Your instructions:
Print, word for word, the opening line of the data below and every line after it through the line that contains "var stretch = 1.15;", but not the pictures.

Given data:

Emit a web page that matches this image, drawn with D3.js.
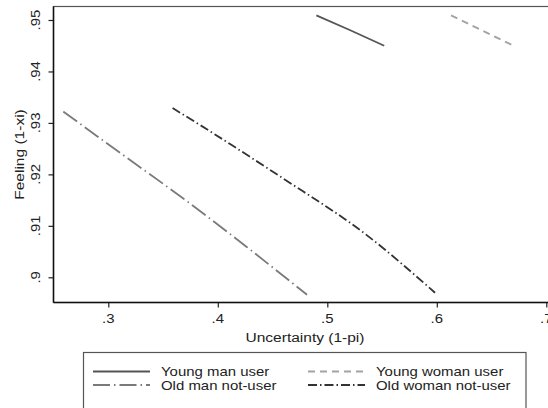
<!DOCTYPE html>
<html>
<head>
<script src="https://d3js.org/d3.v7.min.js"></script>
<style>
  body { margin: 0; background: #fff; }
  svg { display: block; font-family: 'Liberation Sans', Arial, sans-serif; }
</style>
</head>
<body>
<svg id="chart" width="548" height="408"></svg>
<script>
// values: x = uncertainty (1-pi), y = feeling (1-xi)
var youngManX = [0.490, 0.521, 0.552];
var youngManY = [0.9509, 0.9480, 0.9450];
var youngWomanX = [0.613, 0.642, 0.671];
var youngWomanY = [0.9509, 0.9479, 0.9449];
var oldManX = [0.259, 0.312, 0.3685, 0.4264, 0.4815];
var oldManY = [0.9322, 0.9240, 0.9153, 0.9059, 0.8966];
var oldWomanX = [0.3587, 0.4127, 0.4778, 0.5360, 0.5984];
var oldWomanY = [0.9329, 0.9257, 0.9167, 0.9082, 0.8970];

var xTicks = [0.3, 0.4, 0.5, 0.6, 0.7];
var yTicks = [0.9, 0.91, 0.92, 0.93, 0.94, 0.95];
var xTickLabels = [".3", ".4", ".5", ".6", ".7"];
var yTickLabels = [".9", ".91", ".92", ".93", ".94", ".95"];

var seriesNames = ["Young man user", "Young woman user", "Old man not-user", "Old woman not-user"];
var seriesX = [youngManX, youngWomanX, oldManX, oldWomanX];
var seriesY = [youngManY, youngWomanY, oldManY, oldWomanY];
var seriesColor = ["#555555", "#a3a3a3", "#7a7a7a", "#333333"];
var seriesDash = [null, "7,5", "17,4,1.5,4", "9,3,1.5,3"];

var svg = d3.select("#chart");
var plotL = 53.5, plotT = 6.5, plotR = 570, plotB = 302.5;
var stretch = 1.15; // the original text is a bit wider than Arial

var x = d3.scaleLinear().domain([0.3, 0.7]).range([108.3, 546.3]);
var y = d3.scaleLinear().domain([0.9, 0.95]).range([277.3, 20]);

function label(g, tx, ty, rot, anchor, size, str) {
    return g.append("text")
        .attr("transform", "translate(" + tx + "," + ty + ") rotate(" + rot + ") scale(" + stretch + ",1)")
        .attr("text-anchor", anchor)
        .style("font-size", size + "px")
        .attr("fill", "#222")
        .text(str);
}

// plot region outline
svg.append("rect")
    .attr("x", plotL).attr("y", plotT)
    .attr("width", plotR - plotL).attr("height", plotB - plotT)
    .attr("fill", "none")
    .attr("stroke", "#555")
    .attr("stroke-width", 1.2);

// y axis
var yAxis = d3.axisLeft(y)
    .tickValues(yTicks)
    .tickSize(5)
    .tickFormat("");
var gy = svg.append("g").attr("transform", "translate(" + plotL + ",0)").call(yAxis);
gy.select(".domain").remove();
gy.selectAll("line").attr("stroke", "#222").attr("stroke-width", 1.2);
yTicks.forEach(function (t, i) {
    label(svg, 40, y(t), -90, "middle", 13, yTickLabels[i]);
});
svg.append("line")
    .attr("x1", plotL).attr("x2", plotL)
    .attr("y1", plotT).attr("y2", plotB)
    .attr("stroke", "#111").attr("stroke-width", 1.5);

// x axis
var xAxis = d3.axisBottom(x)
    .tickValues(xTicks)
    .tickSize(5)
    .tickFormat("");
var gx = svg.append("g").attr("transform", "translate(0," + plotB + ")").call(xAxis);
gx.select(".domain").remove();
gx.selectAll("line").attr("stroke", "#222").attr("stroke-width", 1.2);
xTicks.forEach(function (t, i) {
    label(svg, x(t), 323, 0, "middle", 13, xTickLabels[i]);
});
svg.append("line")
    .attr("x1", plotL).attr("x2", plotR)
    .attr("y1", plotB).attr("y2", plotB)
    .attr("stroke", "#111").attr("stroke-width", 1.5);

// axis titles
label(svg, 305, 341.5, 0, "middle", 13.5, "Uncertainty (1-pi)");
label(svg, 24, (plotT + plotB) / 2, -90, "middle", 13.5, "Feeling (1-xi)");

// lines
var line = d3.line()
    .x(function (d) { return x(d[0]); })
    .y(function (d) { return y(d[1]); })
    .curve(d3.curveNatural);

seriesNames.forEach(function (name, i) {
    var pts = seriesX[i].map(function (v, j) { return [v, seriesY[i][j]]; });
    svg.append("path")
        .datum(pts)
        .attr("fill", "none")
        .attr("stroke", seriesColor[i])
        .attr("stroke-width", 1.8)
        .attr("stroke-dasharray", seriesDash[i])
        .attr("d", line);
});

// legend
var legend = svg.append("g");
legend.append("rect")
    .attr("x", 83.5).attr("y", 352.5)
    .attr("width", 442.5).attr("height", 70)
    .attr("fill", "#fff")
    .attr("stroke", "#555")
    .attr("stroke-width", 1.2);

var colX = [93, 308];
var rowY = [371.5, 385];
seriesNames.forEach(function (name, i) {
    var cx = colX[i % 2], cy = rowY[Math.floor(i / 2)];
    legend.append("line")
        .attr("x1", cx).attr("x2", cx + 57)
        .attr("y1", cy).attr("y2", cy)
        .attr("stroke", seriesColor[i])
        .attr("stroke-width", 1.8)
        .attr("stroke-dasharray", seriesDash[i]);
    label(legend, cx + 68, cy + 4.5, 0, "start", 13, name);
});
</script>
</body>
</html>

Written response:
Emit a web page that matches this image, drawn with D3.js.
<!DOCTYPE html>
<html>
<head>
<script src="https://d3js.org/d3.v7.min.js"></script>
<style>
  body { margin: 0; background: #fff; }
  svg { display: block; font-family: 'Liberation Sans', Arial, sans-serif; }
</style>
</head>
<body>
<svg id="chart" width="548" height="408"></svg>
<script>
// values: x = uncertainty (1-pi), y = feeling (1-xi)
var youngManX = [0.490, 0.521, 0.552];
var youngManY = [0.9509, 0.9480, 0.9450];
var youngWomanX = [0.613, 0.642, 0.671];
var youngWomanY = [0.9509, 0.9479, 0.9449];
var oldManX = [0.259, 0.312, 0.3685, 0.4264, 0.4815];
var oldManY = [0.9322, 0.9240, 0.9153, 0.9059, 0.8966];
var oldWomanX = [0.3587, 0.4127, 0.4778, 0.5360, 0.5984];
var oldWomanY = [0.9329, 0.9257, 0.9167, 0.9082, 0.8970];

var xTicks = [0.3, 0.4, 0.5, 0.6, 0.7];
var yTicks = [0.9, 0.91, 0.92, 0.93, 0.94, 0.95];
var xTickLabels = [".3", ".4", ".5", ".6", ".7"];
var yTickLabels = [".9", ".91", ".92", ".93", ".94", ".95"];

var seriesNames = ["Young man user", "Young woman user", "Old man not-user", "Old woman not-user"];
var seriesX = [youngManX, youngWomanX, oldManX, oldWomanX];
var seriesY = [youngManY, youngWomanY, oldManY, oldWomanY];
var seriesColor = ["#555555", "#a3a3a3", "#7a7a7a", "#333333"];
var seriesDash = [null, "7,5", "17,4,1.5,4", "9,3,1.5,3"];

var svg = d3.select("#chart");
var plotL = 53.5, plotT = 6.5, plotR = 570, plotB = 302.5;
var stretch = 1.15; // the original text is a bit wider than Arial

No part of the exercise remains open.